Stored entries

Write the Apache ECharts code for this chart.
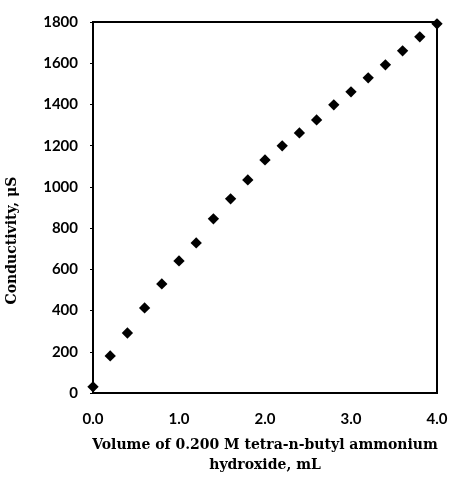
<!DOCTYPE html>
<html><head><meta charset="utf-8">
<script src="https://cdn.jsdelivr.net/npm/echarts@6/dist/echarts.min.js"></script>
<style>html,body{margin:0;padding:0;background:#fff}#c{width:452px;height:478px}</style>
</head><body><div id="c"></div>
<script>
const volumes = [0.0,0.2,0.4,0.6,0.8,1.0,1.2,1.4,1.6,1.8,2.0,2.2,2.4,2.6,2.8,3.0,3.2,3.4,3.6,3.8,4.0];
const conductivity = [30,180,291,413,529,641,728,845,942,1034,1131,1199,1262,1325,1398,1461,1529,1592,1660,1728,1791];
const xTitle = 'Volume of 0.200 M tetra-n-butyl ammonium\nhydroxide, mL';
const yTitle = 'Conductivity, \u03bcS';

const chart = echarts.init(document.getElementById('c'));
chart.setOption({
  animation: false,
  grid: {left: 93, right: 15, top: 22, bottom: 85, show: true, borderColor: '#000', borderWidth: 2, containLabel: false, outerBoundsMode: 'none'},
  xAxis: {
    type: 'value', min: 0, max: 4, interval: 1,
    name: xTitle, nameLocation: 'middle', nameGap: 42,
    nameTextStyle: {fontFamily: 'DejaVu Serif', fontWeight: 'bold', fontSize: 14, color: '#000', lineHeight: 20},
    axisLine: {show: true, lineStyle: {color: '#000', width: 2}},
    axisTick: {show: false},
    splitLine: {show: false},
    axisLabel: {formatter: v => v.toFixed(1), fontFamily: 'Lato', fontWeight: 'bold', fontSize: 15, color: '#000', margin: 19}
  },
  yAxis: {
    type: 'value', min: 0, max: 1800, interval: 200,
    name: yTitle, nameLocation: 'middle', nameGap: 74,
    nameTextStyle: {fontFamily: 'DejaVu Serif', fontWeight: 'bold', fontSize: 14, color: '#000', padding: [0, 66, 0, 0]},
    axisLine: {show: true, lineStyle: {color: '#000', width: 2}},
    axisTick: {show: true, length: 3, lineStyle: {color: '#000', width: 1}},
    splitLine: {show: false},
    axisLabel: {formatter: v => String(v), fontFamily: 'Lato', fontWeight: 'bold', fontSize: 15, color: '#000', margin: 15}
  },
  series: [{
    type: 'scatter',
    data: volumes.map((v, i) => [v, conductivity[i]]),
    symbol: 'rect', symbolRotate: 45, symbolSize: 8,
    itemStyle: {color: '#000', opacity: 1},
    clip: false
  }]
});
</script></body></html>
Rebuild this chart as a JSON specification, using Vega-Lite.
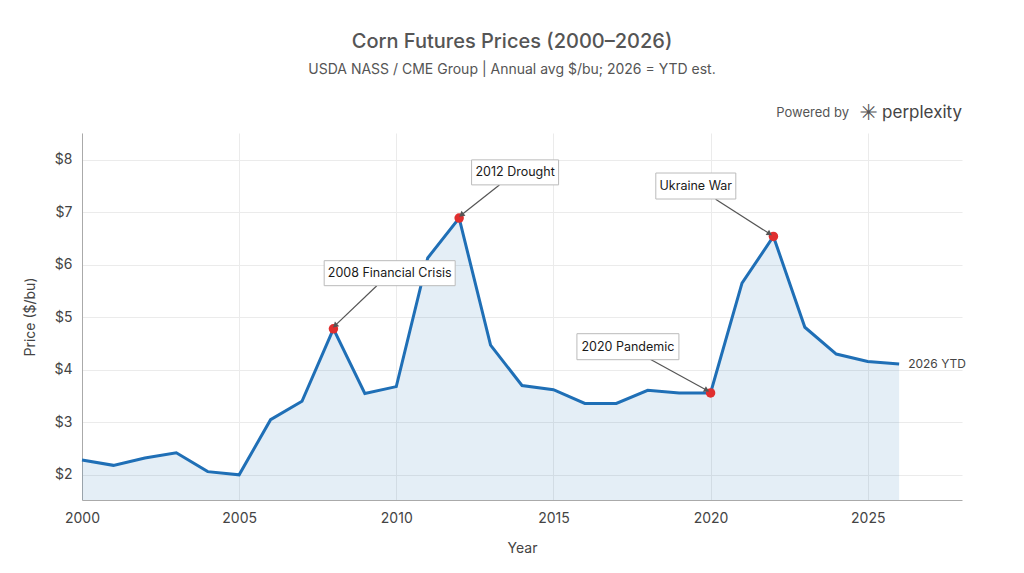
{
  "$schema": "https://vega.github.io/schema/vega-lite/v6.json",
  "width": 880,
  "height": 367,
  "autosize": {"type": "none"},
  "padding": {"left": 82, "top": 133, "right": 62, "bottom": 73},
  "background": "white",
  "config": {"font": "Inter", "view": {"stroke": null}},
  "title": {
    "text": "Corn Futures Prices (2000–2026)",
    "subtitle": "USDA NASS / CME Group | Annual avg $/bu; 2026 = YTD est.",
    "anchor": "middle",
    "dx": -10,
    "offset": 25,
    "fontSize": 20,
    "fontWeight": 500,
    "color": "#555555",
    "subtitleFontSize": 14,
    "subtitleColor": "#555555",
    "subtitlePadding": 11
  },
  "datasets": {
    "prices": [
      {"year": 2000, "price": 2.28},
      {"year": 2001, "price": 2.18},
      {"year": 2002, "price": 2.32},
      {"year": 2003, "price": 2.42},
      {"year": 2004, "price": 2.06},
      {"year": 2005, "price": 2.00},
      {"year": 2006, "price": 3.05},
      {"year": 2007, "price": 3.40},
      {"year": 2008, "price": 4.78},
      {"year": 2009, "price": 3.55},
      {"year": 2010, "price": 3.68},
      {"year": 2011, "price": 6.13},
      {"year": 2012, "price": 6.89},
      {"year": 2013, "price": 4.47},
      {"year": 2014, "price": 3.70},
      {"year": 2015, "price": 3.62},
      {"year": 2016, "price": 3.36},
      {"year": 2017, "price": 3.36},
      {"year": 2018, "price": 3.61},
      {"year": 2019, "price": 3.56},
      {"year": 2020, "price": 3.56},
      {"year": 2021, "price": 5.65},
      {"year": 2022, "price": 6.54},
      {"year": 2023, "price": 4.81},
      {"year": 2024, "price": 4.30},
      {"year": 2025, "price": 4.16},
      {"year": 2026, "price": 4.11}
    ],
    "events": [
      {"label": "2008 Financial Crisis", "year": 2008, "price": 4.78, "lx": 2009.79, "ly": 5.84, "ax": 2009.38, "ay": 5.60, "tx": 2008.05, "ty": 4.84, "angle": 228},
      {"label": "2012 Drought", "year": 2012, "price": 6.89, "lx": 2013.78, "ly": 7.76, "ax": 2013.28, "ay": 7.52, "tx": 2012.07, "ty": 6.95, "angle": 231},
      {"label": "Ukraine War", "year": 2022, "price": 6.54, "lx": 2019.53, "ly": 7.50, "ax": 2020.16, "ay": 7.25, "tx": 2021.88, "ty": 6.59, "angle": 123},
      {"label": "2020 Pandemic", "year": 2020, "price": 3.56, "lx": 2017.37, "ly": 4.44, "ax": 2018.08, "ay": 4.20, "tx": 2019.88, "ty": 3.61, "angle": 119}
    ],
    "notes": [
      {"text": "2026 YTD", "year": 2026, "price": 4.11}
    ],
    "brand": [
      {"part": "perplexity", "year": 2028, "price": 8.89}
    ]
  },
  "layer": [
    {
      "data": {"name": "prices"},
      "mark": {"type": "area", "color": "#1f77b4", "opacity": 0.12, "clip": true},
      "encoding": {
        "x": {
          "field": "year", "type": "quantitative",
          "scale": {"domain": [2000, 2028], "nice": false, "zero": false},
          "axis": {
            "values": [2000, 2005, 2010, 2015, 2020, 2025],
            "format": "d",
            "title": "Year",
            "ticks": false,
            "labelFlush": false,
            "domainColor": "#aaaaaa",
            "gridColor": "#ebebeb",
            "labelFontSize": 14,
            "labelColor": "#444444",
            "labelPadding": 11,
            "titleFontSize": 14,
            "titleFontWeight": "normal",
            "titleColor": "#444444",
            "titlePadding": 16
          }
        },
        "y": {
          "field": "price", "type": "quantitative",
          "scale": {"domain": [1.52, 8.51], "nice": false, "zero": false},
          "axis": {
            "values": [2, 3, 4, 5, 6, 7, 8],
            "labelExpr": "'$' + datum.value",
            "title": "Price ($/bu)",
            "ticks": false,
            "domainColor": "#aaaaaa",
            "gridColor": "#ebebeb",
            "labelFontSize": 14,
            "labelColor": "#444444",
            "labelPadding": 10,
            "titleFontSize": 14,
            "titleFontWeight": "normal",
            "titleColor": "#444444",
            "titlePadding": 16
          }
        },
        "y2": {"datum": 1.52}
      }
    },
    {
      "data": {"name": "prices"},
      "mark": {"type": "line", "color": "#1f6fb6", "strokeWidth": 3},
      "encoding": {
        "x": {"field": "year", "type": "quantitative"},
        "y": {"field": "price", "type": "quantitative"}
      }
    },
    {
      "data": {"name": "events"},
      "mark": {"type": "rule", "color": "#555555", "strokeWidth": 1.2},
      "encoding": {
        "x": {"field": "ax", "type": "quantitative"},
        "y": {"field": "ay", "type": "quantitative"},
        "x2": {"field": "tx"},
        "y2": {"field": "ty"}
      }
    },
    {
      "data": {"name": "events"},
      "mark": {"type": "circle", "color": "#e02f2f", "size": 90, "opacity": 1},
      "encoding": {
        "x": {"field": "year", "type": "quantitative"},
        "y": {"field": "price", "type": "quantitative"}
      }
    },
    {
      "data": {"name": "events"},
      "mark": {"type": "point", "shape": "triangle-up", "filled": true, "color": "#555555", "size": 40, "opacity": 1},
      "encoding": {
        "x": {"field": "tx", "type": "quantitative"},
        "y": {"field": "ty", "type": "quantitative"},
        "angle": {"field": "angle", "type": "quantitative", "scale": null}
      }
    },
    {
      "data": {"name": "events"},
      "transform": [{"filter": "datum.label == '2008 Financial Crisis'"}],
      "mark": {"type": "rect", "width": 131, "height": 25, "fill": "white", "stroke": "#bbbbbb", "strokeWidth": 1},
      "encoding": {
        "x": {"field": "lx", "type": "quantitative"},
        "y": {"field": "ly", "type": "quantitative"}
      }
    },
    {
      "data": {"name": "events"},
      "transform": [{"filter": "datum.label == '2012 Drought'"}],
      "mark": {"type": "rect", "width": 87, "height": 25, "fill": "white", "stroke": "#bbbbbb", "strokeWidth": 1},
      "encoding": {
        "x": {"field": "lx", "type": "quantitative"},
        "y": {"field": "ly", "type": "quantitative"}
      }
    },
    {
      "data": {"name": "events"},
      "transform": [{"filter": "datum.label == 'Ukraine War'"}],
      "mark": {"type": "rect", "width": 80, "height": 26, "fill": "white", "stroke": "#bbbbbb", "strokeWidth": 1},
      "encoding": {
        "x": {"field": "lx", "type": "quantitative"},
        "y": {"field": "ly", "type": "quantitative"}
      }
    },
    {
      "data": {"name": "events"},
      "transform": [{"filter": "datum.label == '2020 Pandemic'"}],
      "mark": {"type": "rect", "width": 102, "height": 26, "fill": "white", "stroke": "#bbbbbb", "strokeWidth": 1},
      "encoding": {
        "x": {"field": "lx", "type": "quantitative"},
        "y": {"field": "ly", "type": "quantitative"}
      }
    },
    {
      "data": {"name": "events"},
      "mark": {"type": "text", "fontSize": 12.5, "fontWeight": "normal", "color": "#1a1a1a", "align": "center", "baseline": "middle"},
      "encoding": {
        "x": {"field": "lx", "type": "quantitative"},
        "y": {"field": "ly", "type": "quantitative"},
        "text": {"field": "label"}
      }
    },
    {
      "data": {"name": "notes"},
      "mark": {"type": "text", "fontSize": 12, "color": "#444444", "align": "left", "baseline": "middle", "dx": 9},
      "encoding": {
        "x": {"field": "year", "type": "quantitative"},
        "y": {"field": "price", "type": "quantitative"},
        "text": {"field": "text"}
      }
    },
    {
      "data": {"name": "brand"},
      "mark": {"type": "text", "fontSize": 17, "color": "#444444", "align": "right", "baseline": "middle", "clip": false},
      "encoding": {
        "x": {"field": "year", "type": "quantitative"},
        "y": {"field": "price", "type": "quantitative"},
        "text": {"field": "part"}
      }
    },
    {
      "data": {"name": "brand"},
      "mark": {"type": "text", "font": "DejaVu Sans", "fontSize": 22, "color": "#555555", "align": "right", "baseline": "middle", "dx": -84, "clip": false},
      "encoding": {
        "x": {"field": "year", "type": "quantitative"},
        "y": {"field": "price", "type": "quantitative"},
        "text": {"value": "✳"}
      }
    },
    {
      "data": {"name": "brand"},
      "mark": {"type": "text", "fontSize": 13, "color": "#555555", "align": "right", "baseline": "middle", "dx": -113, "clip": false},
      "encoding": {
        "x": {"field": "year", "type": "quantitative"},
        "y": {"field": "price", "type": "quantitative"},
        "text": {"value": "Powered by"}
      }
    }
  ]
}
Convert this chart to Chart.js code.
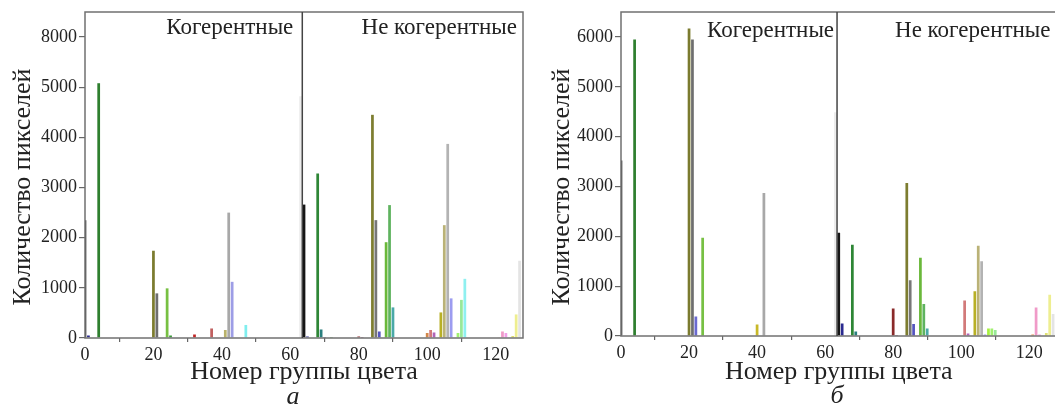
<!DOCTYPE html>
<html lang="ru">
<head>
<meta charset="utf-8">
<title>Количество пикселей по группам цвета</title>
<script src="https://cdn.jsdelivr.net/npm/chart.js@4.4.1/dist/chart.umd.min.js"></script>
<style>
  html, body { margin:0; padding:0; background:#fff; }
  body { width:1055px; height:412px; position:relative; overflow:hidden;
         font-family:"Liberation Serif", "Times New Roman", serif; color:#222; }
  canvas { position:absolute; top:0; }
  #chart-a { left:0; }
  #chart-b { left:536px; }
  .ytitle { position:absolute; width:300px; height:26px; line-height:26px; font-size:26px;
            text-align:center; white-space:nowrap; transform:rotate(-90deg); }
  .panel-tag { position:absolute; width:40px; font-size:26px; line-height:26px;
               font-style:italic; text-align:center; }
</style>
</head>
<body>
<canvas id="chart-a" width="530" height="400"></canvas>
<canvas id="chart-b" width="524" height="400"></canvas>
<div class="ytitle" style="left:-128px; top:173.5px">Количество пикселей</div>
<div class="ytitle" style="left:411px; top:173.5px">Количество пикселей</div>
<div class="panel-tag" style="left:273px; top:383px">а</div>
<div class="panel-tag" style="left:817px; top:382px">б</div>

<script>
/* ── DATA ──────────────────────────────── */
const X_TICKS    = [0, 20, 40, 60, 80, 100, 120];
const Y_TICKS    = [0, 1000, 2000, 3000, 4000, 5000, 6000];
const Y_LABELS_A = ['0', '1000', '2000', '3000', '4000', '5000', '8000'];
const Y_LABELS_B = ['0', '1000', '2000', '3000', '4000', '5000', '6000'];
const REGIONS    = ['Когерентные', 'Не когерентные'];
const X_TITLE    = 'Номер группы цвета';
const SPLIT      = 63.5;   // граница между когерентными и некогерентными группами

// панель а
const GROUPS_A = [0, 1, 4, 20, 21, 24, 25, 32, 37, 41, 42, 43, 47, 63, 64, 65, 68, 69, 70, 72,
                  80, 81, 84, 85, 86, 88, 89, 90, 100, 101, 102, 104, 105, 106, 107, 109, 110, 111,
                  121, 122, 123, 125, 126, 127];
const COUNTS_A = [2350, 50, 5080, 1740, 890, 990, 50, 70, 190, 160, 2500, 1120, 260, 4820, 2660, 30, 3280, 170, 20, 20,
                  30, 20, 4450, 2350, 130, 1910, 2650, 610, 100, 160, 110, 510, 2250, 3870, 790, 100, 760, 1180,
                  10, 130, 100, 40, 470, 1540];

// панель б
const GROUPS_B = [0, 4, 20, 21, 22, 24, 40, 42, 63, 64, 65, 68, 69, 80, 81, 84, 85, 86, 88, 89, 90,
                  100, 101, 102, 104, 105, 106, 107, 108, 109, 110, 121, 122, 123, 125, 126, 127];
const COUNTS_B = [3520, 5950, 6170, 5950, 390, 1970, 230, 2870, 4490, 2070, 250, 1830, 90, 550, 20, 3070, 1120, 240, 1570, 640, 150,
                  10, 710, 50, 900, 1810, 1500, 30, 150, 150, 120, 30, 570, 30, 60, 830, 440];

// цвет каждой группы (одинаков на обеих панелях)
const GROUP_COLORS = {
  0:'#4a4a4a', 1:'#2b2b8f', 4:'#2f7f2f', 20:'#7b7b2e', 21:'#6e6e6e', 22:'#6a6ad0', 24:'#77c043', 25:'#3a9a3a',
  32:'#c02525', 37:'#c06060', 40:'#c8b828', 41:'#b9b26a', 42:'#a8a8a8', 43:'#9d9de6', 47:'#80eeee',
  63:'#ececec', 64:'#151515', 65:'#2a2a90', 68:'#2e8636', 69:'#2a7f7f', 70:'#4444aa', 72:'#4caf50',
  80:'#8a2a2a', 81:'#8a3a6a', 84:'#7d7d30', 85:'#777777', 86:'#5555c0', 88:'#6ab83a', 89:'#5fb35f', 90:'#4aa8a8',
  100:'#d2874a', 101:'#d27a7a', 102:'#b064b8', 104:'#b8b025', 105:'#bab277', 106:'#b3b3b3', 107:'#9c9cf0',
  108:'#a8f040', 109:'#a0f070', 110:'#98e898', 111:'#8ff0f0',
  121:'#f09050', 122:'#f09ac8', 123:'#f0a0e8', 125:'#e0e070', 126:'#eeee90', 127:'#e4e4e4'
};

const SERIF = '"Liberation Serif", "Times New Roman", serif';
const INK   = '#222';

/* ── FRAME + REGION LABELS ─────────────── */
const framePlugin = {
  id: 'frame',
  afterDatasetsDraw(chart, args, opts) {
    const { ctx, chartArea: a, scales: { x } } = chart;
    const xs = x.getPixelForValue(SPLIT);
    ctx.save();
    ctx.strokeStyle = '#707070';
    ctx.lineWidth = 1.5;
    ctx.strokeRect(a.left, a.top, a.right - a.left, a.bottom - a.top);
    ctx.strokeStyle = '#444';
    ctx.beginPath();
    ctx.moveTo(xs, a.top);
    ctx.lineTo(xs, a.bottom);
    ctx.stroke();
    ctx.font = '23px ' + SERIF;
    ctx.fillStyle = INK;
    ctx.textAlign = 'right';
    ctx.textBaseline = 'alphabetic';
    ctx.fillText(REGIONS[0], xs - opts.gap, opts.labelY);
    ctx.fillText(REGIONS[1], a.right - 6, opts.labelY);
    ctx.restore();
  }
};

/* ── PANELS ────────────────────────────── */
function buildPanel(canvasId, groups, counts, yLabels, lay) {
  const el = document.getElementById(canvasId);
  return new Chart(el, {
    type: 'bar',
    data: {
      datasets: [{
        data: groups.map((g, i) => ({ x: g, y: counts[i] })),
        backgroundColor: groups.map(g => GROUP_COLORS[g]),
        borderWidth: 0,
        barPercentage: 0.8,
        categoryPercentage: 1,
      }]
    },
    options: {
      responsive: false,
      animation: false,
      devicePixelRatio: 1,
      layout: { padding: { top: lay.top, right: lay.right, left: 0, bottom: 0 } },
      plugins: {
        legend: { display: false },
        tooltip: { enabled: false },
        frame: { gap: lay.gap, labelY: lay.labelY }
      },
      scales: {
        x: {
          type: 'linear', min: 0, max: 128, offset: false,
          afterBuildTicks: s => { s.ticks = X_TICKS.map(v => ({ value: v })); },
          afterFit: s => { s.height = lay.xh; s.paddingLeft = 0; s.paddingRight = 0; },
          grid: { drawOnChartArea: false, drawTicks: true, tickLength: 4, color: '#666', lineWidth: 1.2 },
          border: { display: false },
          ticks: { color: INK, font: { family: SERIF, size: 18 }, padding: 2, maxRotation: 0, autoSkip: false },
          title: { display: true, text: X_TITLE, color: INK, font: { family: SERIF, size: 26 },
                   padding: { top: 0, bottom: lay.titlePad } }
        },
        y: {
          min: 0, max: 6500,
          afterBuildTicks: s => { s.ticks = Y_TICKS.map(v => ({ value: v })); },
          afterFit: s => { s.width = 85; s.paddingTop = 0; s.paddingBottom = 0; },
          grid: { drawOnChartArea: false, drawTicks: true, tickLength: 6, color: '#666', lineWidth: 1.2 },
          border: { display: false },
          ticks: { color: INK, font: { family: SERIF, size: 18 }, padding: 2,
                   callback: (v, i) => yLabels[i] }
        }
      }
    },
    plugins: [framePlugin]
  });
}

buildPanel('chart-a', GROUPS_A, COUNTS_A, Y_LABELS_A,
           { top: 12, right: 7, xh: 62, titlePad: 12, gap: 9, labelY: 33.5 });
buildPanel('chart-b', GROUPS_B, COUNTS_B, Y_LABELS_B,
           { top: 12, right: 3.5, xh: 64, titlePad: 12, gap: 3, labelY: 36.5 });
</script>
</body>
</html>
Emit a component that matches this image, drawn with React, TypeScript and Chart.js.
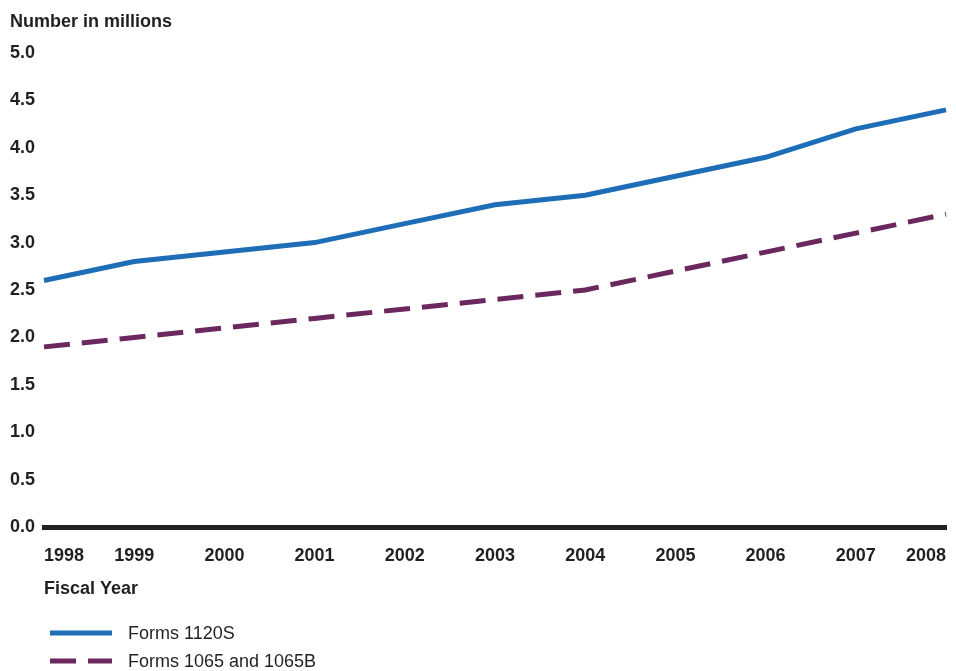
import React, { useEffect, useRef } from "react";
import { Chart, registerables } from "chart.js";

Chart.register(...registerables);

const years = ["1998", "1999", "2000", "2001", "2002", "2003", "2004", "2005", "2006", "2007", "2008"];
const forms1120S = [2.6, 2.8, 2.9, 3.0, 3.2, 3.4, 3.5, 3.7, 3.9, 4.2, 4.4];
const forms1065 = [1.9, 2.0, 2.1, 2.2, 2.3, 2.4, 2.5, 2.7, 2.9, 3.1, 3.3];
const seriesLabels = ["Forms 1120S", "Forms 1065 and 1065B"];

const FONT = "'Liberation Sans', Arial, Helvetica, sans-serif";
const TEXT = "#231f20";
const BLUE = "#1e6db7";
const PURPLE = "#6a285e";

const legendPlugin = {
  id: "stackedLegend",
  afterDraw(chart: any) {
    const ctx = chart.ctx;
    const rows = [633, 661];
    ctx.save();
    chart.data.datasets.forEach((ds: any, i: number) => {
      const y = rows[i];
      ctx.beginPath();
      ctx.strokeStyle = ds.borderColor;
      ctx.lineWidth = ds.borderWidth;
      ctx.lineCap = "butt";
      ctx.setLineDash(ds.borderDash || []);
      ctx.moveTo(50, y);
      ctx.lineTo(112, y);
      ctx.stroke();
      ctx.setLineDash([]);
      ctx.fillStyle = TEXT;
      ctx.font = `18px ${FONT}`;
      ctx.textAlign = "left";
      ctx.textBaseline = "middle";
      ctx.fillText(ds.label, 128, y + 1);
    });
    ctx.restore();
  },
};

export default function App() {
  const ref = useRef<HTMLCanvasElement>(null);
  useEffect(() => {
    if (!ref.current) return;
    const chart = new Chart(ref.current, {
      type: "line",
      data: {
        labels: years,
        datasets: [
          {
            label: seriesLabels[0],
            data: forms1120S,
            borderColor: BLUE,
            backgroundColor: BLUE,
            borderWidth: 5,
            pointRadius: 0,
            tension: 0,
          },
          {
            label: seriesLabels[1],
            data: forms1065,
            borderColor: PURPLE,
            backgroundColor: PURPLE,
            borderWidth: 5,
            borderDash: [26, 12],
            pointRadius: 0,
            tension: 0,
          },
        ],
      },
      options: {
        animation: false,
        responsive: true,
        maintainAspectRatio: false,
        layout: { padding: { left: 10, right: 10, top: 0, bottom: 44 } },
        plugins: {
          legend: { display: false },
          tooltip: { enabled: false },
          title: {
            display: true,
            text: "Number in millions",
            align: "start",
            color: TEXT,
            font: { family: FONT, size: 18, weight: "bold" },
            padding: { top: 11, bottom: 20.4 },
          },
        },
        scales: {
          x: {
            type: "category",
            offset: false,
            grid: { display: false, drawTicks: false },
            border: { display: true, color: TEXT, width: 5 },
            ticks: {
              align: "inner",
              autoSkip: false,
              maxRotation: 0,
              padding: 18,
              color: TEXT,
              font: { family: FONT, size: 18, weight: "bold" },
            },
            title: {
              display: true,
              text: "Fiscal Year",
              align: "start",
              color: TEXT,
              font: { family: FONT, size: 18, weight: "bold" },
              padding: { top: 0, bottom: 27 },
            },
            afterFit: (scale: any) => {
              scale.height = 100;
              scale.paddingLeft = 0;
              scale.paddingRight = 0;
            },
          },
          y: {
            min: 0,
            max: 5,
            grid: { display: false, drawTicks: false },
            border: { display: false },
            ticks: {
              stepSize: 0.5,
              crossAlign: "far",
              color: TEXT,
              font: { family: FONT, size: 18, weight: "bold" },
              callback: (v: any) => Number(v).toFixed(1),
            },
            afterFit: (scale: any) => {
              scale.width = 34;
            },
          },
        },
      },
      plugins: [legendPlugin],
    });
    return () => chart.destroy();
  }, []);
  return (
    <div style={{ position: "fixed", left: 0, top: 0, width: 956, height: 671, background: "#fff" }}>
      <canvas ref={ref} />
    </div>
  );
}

### GOAL
Please reproduce, word for word, every line from the first line of the records above through the line containing "const yTitle = 'Conductivity, \u03bcS';", and leave out the pictures.

### FULL OUTPUT
Write the Apache ECharts code for this chart.
<!DOCTYPE html>
<html><head><meta charset="utf-8">
<script src="https://cdn.jsdelivr.net/npm/echarts@6/dist/echarts.min.js"></script>
<style>html,body{margin:0;padding:0;background:#fff}#c{width:452px;height:478px}</style>
</head><body><div id="c"></div>
<script>
const volumes = [0.0,0.2,0.4,0.6,0.8,1.0,1.2,1.4,1.6,1.8,2.0,2.2,2.4,2.6,2.8,3.0,3.2,3.4,3.6,3.8,4.0];
const conductivity = [30,180,291,413,529,641,728,845,942,1034,1131,1199,1262,1325,1398,1461,1529,1592,1660,1728,1791];
const xTitle = 'Volume of 0.200 M tetra-n-butyl ammonium\nhydroxide, mL';
const yTitle = 'Conductivity, \u03bcS';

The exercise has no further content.